Qualified Performance-Based Awards

Under Section 162(m) of the Internal Revenue Code (“Section 162(m)”), a public corporation generally cannot take a tax deduction in any tax year for compensation it pays to its Chief Executive Officer and certain other executive officers in excess of $1,000,000 as to each covered executive. Compensation that qualifies as “performance-based” under Section 162(m), however, is excluded from the
$1,000,000 limit if, among other requirements, the compensation is payable only upon attainment of pre-established, objective performance goals under a plan approved by the Company’s shareholders.

The Administrator may grant awards under the 2017 Plan that are intended to be performance-based awards within the meaning of Section 162(m). Stock options and stock appreciation rights may qualify as performance-based awards within the meaning of Section 162(m). In addition, other types of awards authorized under the 2017 Plan (such as restricted stock, performance stock, stock units, and cash bonus opportunities) may be granted with performance-based vesting requirements and intended to qualify as performance-based awards within the meaning of Section 162(m) (“Qualified Performance-Based Awards”). While the Administrator may grant awards under the 2016 Plan that qualify (or are intended to qualify) as performance-based awards within the meaning of Section 162(m), nothing requires that any award qualify as “performance-based” within the meaning of Section 162(m) or otherwise be deductible for tax purposes.

The vesting or payment of Qualified Performance-Based Awards will depend on the performance of the Company on a consolidated, subsidiary, segment, division, or business unit basis. The Administrator will establish the criterion or criteria and target(s) on which performance will be measured. To qualify an award as performance-based under Section 162(m), the Administrator must consist solely of two or more outside directors (as this requirement is applied under Section 162(m)), the Administrator must establish criteria and targets in advance of applicable deadlines under Section 162(m) and while the attainment of the performance targets remains substantially uncertain, and the Administrator must certify that any applicable performance goals and other material

28


terms of the grant were satisfied.

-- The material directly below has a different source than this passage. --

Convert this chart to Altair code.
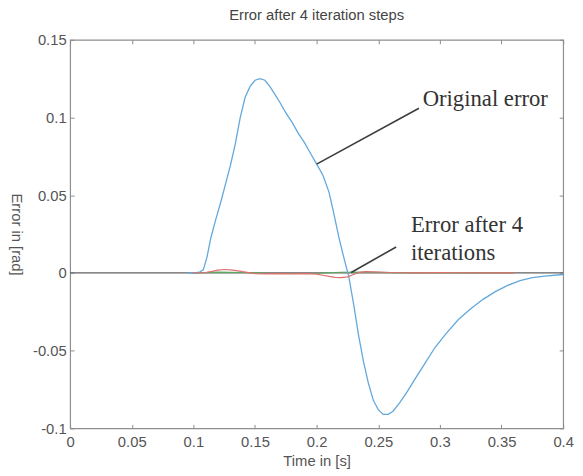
import altair as alt
import pandas as pd

# ---------------- data ----------------
t_orig = [0.095, 0.1, 0.105, 0.108, 0.111, 0.114, 0.118, 0.122, 0.126, 0.13, 0.134, 0.138,
          0.142, 0.146, 0.15, 0.154, 0.158, 0.162, 0.166, 0.17, 0.175, 0.18, 0.185, 0.19,
          0.195, 0.2, 0.205, 0.21, 0.214, 0.218, 0.222, 0.226, 0.23, 0.234, 0.238, 0.242,
          0.246, 0.25, 0.254, 0.258, 0.262, 0.267, 0.273, 0.28, 0.288, 0.296, 0.305, 0.315,
          0.325, 0.335, 0.345, 0.355, 0.365, 0.375, 0.385, 0.4]
e_orig = [0.0, 0.0, 0.0005, 0.002, 0.01, 0.022, 0.034, 0.045, 0.057, 0.069, 0.083, 0.1,
          0.113, 0.12, 0.124, 0.125, 0.124, 0.12, 0.115, 0.11, 0.103, 0.097, 0.09, 0.084,
          0.077, 0.07, 0.063, 0.052, 0.038, 0.023, 0.01, -0.002, -0.02, -0.04, -0.057, -0.071,
          -0.082, -0.088, -0.091, -0.091, -0.089, -0.084, -0.077, -0.068, -0.058, -0.048, -0.039, -0.03,
          -0.023, -0.017, -0.012, -0.008, -0.005, -0.003, -0.002, -0.001]

t_iter = [0.1, 0.11, 0.115, 0.12, 0.125, 0.13, 0.135, 0.14, 0.145, 0.15, 0.16, 0.17, 0.18,
          0.19, 0.2, 0.205, 0.21, 0.215, 0.22, 0.225, 0.23, 0.235, 0.24, 0.25, 0.26, 0.27,
          0.28, 0.3, 0.32, 0.34, 0.36]
e_iter = [0.0, 0.0003, 0.001, 0.0018, 0.0022, 0.002, 0.0015, 0.0008, 0.0002, -0.0004, -0.0006,
          -0.0005, -0.0006, -0.0005, -0.0008, -0.0015, -0.0022, -0.0028, -0.003, -0.0025, -0.001,
          0.0004, 0.0008, 0.0006, 0.0003, 0.0001, 0.0, 0.0002, 0.0001, 0.0, 0.0]

t_green = [0.1, 0.12, 0.14, 0.16, 0.18, 0.2, 0.22, 0.24, 0.26, 0.3, 0.36]
e_green = [0.0, 0.0005, 0.0003, -0.0003, -0.0004, -0.0002, 0.0004, 0.0006, 0.0002, 0.0, 0.0]

t_zero = [0.0, 0.4]
e_zero = [0.0, 0.0]

x_ticks = [0, 0.05, 0.1, 0.15, 0.2, 0.25, 0.3, 0.35, 0.4]
y_ticks = [-0.1, -0.05, 0, 0.05, 0.1, 0.15]

ann_text = ["Original error", "Error after 4", "iterations"]
ann_t = [0.286, 0.2765, 0.2765]
ann_v = [0.112, 0.031, 0.013]

arrow_id = ["orig", "orig", "iter", "iter"]
arrow_t = [0.283, 0.2, 0.2645, 0.228]
arrow_v = [0.106, 0.07, 0.0167, 0.0003]

# ---------------- chart ----------------
xs = alt.Scale(domain=[0, 0.4], nice=False, zero=False)
ys = alt.Scale(domain=[-0.1, 0.15], nice=False, zero=False)

FONT = "Liberation Sans"
LBL = dict(labelFont=FONT, labelFontSize=15, labelColor="#555555", grid=False,
           titleFont=FONT, titleFontSize=15, titleFontWeight="normal", titleColor="#555555")

x_main = alt.Axis(orient="bottom", values=x_ticks, domain=False, ticks=False, labelPadding=6,
                  labelExpr="toString(datum.value)", title="Time in [s]", titleY=33,
                  titleBaseline="middle", labelFlush=False, **LBL)
y_main = alt.Axis(orient="left", values=y_ticks, domain=False, ticks=False, labelPadding=4,
                  labelExpr="toString(datum.value)", title="Error in [rad]", titleAngle=90,
                  titleX=-54, titleY=197, titleAlign="center", titleBaseline="middle",
                  labelFlush=False, **LBL)

def tick_axis(orient, vals):
    return alt.Axis(orient=orient, values=vals, offset=-4, labels=False, domain=False,
                    ticks=True, tickSize=4, tickColor="#8a8a8a", title="", grid=False)

df_orig = pd.DataFrame({"t": t_orig, "v": e_orig})
df_iter = pd.DataFrame({"t": t_iter, "v": e_iter})
df_green = pd.DataFrame({"t": t_green, "v": e_green})
df_zero = pd.DataFrame({"t": t_zero, "v": e_zero})
df_ann = pd.DataFrame({"t": ann_t, "v": ann_v, "label": ann_text})
df_arrow = pd.DataFrame({"t": arrow_t, "v": arrow_v, "id": arrow_id})

zero = alt.Chart(df_zero).mark_line(color="#606060", strokeWidth=1.2).encode(
    x=alt.X("t:Q", scale=xs, axis=x_main),
    y=alt.Y("v:Q", scale=ys, axis=y_main),
)
blue = alt.Chart(df_orig).mark_line(color="#62a8dc", strokeWidth=1.3).encode(
    x=alt.X("t:Q", scale=xs, axis=tick_axis("bottom", x_ticks)),
    y=alt.Y("v:Q", scale=ys, axis=tick_axis("left", y_ticks)),
)
green = alt.Chart(df_green).mark_line(color="#5aa860", strokeWidth=1.1).encode(
    x=alt.X("t:Q", scale=xs, axis=tick_axis("top", x_ticks)),
    y=alt.Y("v:Q", scale=ys, axis=tick_axis("right", y_ticks)),
)
red = alt.Chart(df_iter).mark_line(color="#e07070", strokeWidth=1.2).encode(
    x=alt.X("t:Q", scale=xs, axis=None),
    y=alt.Y("v:Q", scale=ys, axis=None),
)
arrows = alt.Chart(df_arrow).mark_line(color="#3c3c3c", strokeWidth=1.6).encode(
    x=alt.X("t:Q", scale=xs, axis=None),
    y=alt.Y("v:Q", scale=ys, axis=None),
    detail="id:N",
)
texts = alt.Chart(df_ann).mark_text(align="left", baseline="middle", font="Liberation Serif",
                                    fontSize=23, color="#333333").encode(
    x=alt.X("t:Q", scale=xs, axis=None),
    y=alt.Y("v:Q", scale=ys, axis=None),
    text="label:N",
)

chart = alt.layer(zero, green, blue, red, arrows, texts).resolve_axis(
    x="independent", y="independent"
).properties(
    width=500, height=394,
    title=alt.TitleParams("Error after 4 iteration steps", font=FONT, fontSize=15,
                          fontWeight="normal", color="#444444", offset=10),
    autosize=alt.AutoSizeParams(type="none"),
    padding={"left": 63, "top": 29, "right": 12, "bottom": 41},
).configure(background="white").configure_view(stroke="#8f8f8f", strokeWidth=1.2)

chart.save("out.html", embed_options={"renderer": "svg", "actions": False})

The performance criteria that the Administrator may use for this purpose will include one or more of the following: earnings per share, cash flow (which means cash and cash equivalents derived from either net cash flow from operations or net cash flow from operations, financing and investing activities), cash position, regulatory approval, stock price, total shareholder return, gross revenue, revenue growth, operating income (before or after taxes), net earnings (before or after interest, taxes, depreciation and/or amortization), return on equity or on assets or on net investment, or on sales, cost containment or reduction, or any combination thereof. These performance criteria may be measured on an absolute or relative basis (including relative to the performance of other companies) and may also be expressed as a growth or decline measure relative to an amount or performance for a prior date or period. The performance measurement period with respect to an award may range from three months to ten years. The terms of the Qualified Performance-Based Awards may specify the manner, if any, in which performance targets shall be adjusted to exclude the effects of certain unusual or nonrecurring items identified in the 2016 Plan documents or otherwise specified by the Administrator at the time of establishing the goals.

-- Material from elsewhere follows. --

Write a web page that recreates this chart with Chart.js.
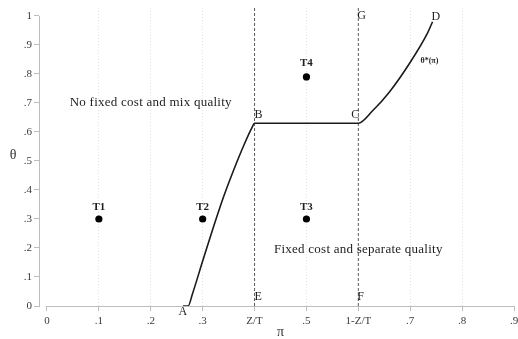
<!DOCTYPE html>
<html>
<head>
<meta charset="utf-8">
<script src="https://cdn.jsdelivr.net/npm/chart.js@4/dist/chart.umd.min.js"></script>
<style>
  html, body { margin: 0; padding: 0; background: #ffffff; }
  canvas { display: block; }
</style>
</head>
<body>
<canvas id="c" width="518" height="339"></canvas>
<script>
// Boundary theta*(pi): rising segment A-B, flat B-C, rising segment C-D
const boundaryPi    = [0.262, 0.272, 0.280, 0.300, 0.320, 0.340, 0.360, 0.380, 0.395, 0.400, 0.600, 0.628, 0.660, 0.701, 0.733, 0.743];
const boundaryTheta = [0.000, 0.000, 0.040, 0.155, 0.268, 0.375, 0.470, 0.557, 0.615, 0.630, 0.630, 0.674, 0.738, 0.843, 0.940, 0.980];

// Threshold lines at pi = Z/T and pi = 1-Z/T
const thresholdPi = [0.4, 0.6];

// Test points
const testNames = ['T1', 'T2', 'T3', 'T4'];
const testPi    = [0.1, 0.3, 0.5, 0.5];
const testTheta = [0.3, 0.3, 0.3, 0.79];

// Lettered corners of the regions
const cornerNames = ['A', 'B', 'C', 'D', 'E', 'F', 'G'];
const cornerPi    = [0.262, 0.4, 0.6, 0.743, 0.4, 0.6, 0.6];
const cornerTheta = [0, 0.63, 0.63, 0.98, 0, 0, 1];

// Region captions
const regionText  = ['No fixed cost and mix quality', 'Fixed cost and separate quality'];
const regionPi    = [0.2, 0.6];
const regionTheta = [0.7, 0.196];

// Curve caption
const curveText = 'θ*(π)';
const curvePi = 0.737;
const curveTheta = 0.845;

// Axis ticks
const xTickValues = [0, 0.1, 0.2, 0.3, 0.4, 0.5, 0.6, 0.7, 0.8, 0.9];
const xTickLabels = ['0', '.1', '.2', '.3', 'Z/T', '.5', '1-Z/T', '.7', '.8', '.9'];
const xGridValues = [0.1, 0.2, 0.3, 0.5, 0.7, 0.8];
const yTickValues = [0, 0.1, 0.2, 0.3, 0.4, 0.5, 0.6, 0.7, 0.8, 0.9, 1];
const yTickLabels = ['0', '.1', '.2', '.3', '.4', '.5', '.6', '.7', '.8', '.9', '1'];

const xMin = -0.0154, xMax = 0.9;
const yMin = 0, yMax = 1.0275;

const SERIF = '"Liberation Serif", "DejaVu Serif", serif';
const AXIS_GREY = '#bdbdbd';

const toPoints = (xs, ys) => xs.map((x, i) => ({ x: x, y: ys[i] }));

const datasets = [
  {
    data: toPoints(boundaryPi, boundaryTheta),
    showLine: true,
    borderColor: '#1b1b1b',
    borderWidth: 1.6,
    pointRadius: 0,
    cubicInterpolationMode: 'monotone',
    order: 1
  }
];
thresholdPi.forEach(p => {
  datasets.push({
    data: [{ x: p, y: yMin }, { x: p, y: yMax }],
    showLine: true,
    borderColor: '#5a5a5a',
    borderWidth: 1,
    borderDash: [3, 2],
    pointRadius: 0,
    order: 2
  });
});
datasets.push({
  data: toPoints(testPi, testTheta),
  showLine: false,
  pointRadius: 3.6,
  pointBackgroundColor: '#000000',
  pointBorderColor: '#000000',
  pointBorderWidth: 0,
  order: 0
});

// Axis lines, axis titles and all text annotations
const annotate = {
  id: 'annotate',
  afterDatasetsDraw(chart) {
    const ctx = chart.ctx;
    const xs = chart.scales.x, ys = chart.scales.y;
    const px = v => xs.getPixelForValue(v);
    const py = v => ys.getPixelForValue(v);
    ctx.save();

    // axis lines spanning the tick range only
    ctx.strokeStyle = AXIS_GREY;
    ctx.lineWidth = 1;
    ctx.beginPath();
    ctx.moveTo(Math.round(px(0)), Math.round(py(0)) + 0.5);
    ctx.lineTo(Math.round(px(0.9)) + 1, Math.round(py(0)) + 0.5);
    ctx.stroke();
    ctx.beginPath();
    ctx.moveTo(Math.round(xs.left) + 0.5, Math.round(py(1)));
    ctx.lineTo(Math.round(xs.left) + 0.5, Math.round(py(0)) + 1);
    ctx.stroke();

    ctx.fillStyle = '#1e1e1e';
    ctx.textBaseline = 'middle';

    // region captions
    ctx.font = '13px ' + SERIF;
    ctx.letterSpacing = '0.25px';
    ctx.textAlign = 'center';
    regionText.forEach((t, i) => ctx.fillText(t, px(regionPi[i]), py(regionTheta[i])));
    ctx.letterSpacing = '0px';

    // test point labels
    ctx.font = 'bold 11px ' + SERIF;
    testNames.forEach((t, i) => ctx.fillText(t, px(testPi[i]), py(testTheta[i]) - (i === 3 ? 14 : 12)));

    // corner letters
    ctx.font = '12px ' + SERIF;
    const place = {
      A: { align: 'center', dx: 0, dy: 6 },
      B: { align: 'left', dx: 0, dy: -8 },
      C: { align: 'right', dx: 1, dy: -8 },
      D: { align: 'left', dx: -1, dy: -5 },
      E: { align: 'left', dx: 0, dy: -9 },
      F: { align: 'left', dx: -1, dy: -9 },
      G: { align: 'left', dx: -1, dy: 0 }
    };
    cornerNames.forEach((t, i) => {
      const p = place[t];
      ctx.textAlign = p.align;
      ctx.fillText(t, px(cornerPi[i]) + p.dx, py(cornerTheta[i]) + p.dy);
    });

    // curve caption
    ctx.font = 'bold 8px ' + SERIF;
    ctx.textAlign = 'center';
    ctx.fillText(curveText, px(curvePi), py(curveTheta));

    // axis titles
    ctx.fillStyle = '#333333';
    ctx.font = '14px ' + SERIF;
    ctx.fillText('θ', 13, 155);
    ctx.fillText('π', (px(0) + px(0.9)) / 2, 332);

    ctx.restore();
  }
};

new Chart(document.getElementById('c'), {
  type: 'scatter',
  data: { datasets: datasets },
  plugins: [annotate],
  options: {
    responsive: false,
    animation: false,
    devicePixelRatio: 1,
    layout: { padding: { top: 8, right: 3, left: 0, bottom: 0 } },
    plugins: { legend: { display: false }, tooltip: { enabled: false } },
    scales: {
      x: {
        type: 'linear',
        min: xMin,
        max: xMax,
        afterBuildTicks: s => { s.ticks = xTickValues.map(v => ({ value: v })); },
        afterFit: s => { s.height = 33; s.paddingLeft = 0; s.paddingRight = 0; },
        ticks: {
          autoSkip: false,
          maxRotation: 0,
          padding: 4,
          color: '#3a3a3a',
          font: { family: SERIF, size: 11 },
          callback: (v, i) => xTickLabels[i]
        },
        grid: {
          drawOnChartArea: true,
          drawTicks: true,
          tickLength: 5,
          tickColor: AXIS_GREY,
          lineWidth: 1,
          color: c => (c.tick && xGridValues.some(g => Math.abs(g - c.tick.value) < 1e-9)) ? '#e2e2e2' : 'rgba(0,0,0,0)'
        },
        border: { display: false, dash: [1, 2] }
      },
      y: {
        type: 'linear',
        min: yMin,
        max: yMax,
        afterBuildTicks: s => { s.ticks = yTickValues.map(v => ({ value: v })); },
        afterFit: s => { s.width = 39; s.paddingTop = 0; s.paddingBottom = 0; },
        ticks: {
          autoSkip: false,
          padding: 2,
          color: '#3a3a3a',
          font: { family: SERIF, size: 11 },
          callback: (v, i) => yTickLabels[i]
        },
        grid: {
          drawOnChartArea: false,
          drawTicks: true,
          tickLength: 5,
          tickColor: AXIS_GREY
        },
        border: { display: false }
      }
    }
  }
});
</script>
</body>
</html>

Qualified Performance-Based Awards may be paid in stock or in cash (in either case, subject to the limits described under the heading “Authorized Shares; Limits on Awards” above). The Administrator has discretion to determine the performance target or targets and any other restrictions or other limitations of Qualified Performance-Based Awards and may reserve discretion to reduce payments below maximum award limits.

Dividend Equivalents; Deferrals

The Administrator may provide for the deferred payment of awards, and may determine the other terms applicable to deferrals. The Administrator may provide that awards under the 2017 Plan (other than options or stock appreciation rights), and/or deferrals, earn dividends or dividend equivalents based on the amount of dividends paid on outstanding shares of common stock, provided that as to any dividend equivalent rights granted in connection with an award granted under the 2017 Plan that is subject to performance-based vesting requirements, no dividend equivalent payment will be made unless the related performance-based vesting conditions of the award are satisfied (or, in the case of a restricted stock or similar award where the dividend must be paid as a matter of law, the dividend payment will be subject to forfeiture or repayment, as the case may be, if the related performance-based vesting conditions are not satisfied).

Assumption and Termination of Awards

If the Company dissolves or undergoes certain corporate transactions such as a merger, business combination, or other reorganization, or a sale of substantially all of its assets, awards then-outstanding under the 2017 Plan will not automatically become fully vested pursuant to the provisions of the 2017 Plan so long as such awards are assumed, substituted for or otherwise continued. However, except as described below, if awards then-outstanding under the 2017 Plan are to be terminated in such circumstances (without being assumed or substituted for), such awards would generally become fully vested. The Administrator also has the discretion to establish and provide for alternative change in control provisions in a particular award agreement with respect to awards granted under the 2017 Plan. For example, the Administrator could provide in such an award agreement for the automatic acceleration of vesting or payment of an award in connection with a corporate event or a termination of the award recipient's employment.

Transfer Restrictions

Subject to certain exceptions contained in Section 5.7 of the 2017 Plan, awards under the 2017 Plan generally are not transferable by the recipient other than by will or the laws of descent and distribution and are generally exercisable, during the recipient’s lifetime, only by the recipient. Any amounts payable or shares issuable pursuant to an award generally will be paid only to the recipient or the recipient’s beneficiary or legal representative. The Administrator has discretion, however, to establish written conditions and procedures for the transfer of awards to other persons or entities, provided that such transfers comply with applicable securities and exchange control laws and are not made for value (other than nominal consideration, settlement of marital property rights, or for interests in an entity in which more than 50% of the voting securities are held by the award recipient or by the recipient’s family members).

Adjustments

As is customary in incentive plans of this nature, each share limit and the number and kind of shares available under the 2017 Plan and any outstanding awards, as well as the exercise or purchase prices of awards, and performance targets under certain types of performance-based awards, are subject to adjustment in the event of certain reorganizations, mergers, combinations, recapitalizations, stock splits, stock dividends, or other similar events that change the number or kind of shares outstanding and extraordinary dividends or distributions of property to the shareholders.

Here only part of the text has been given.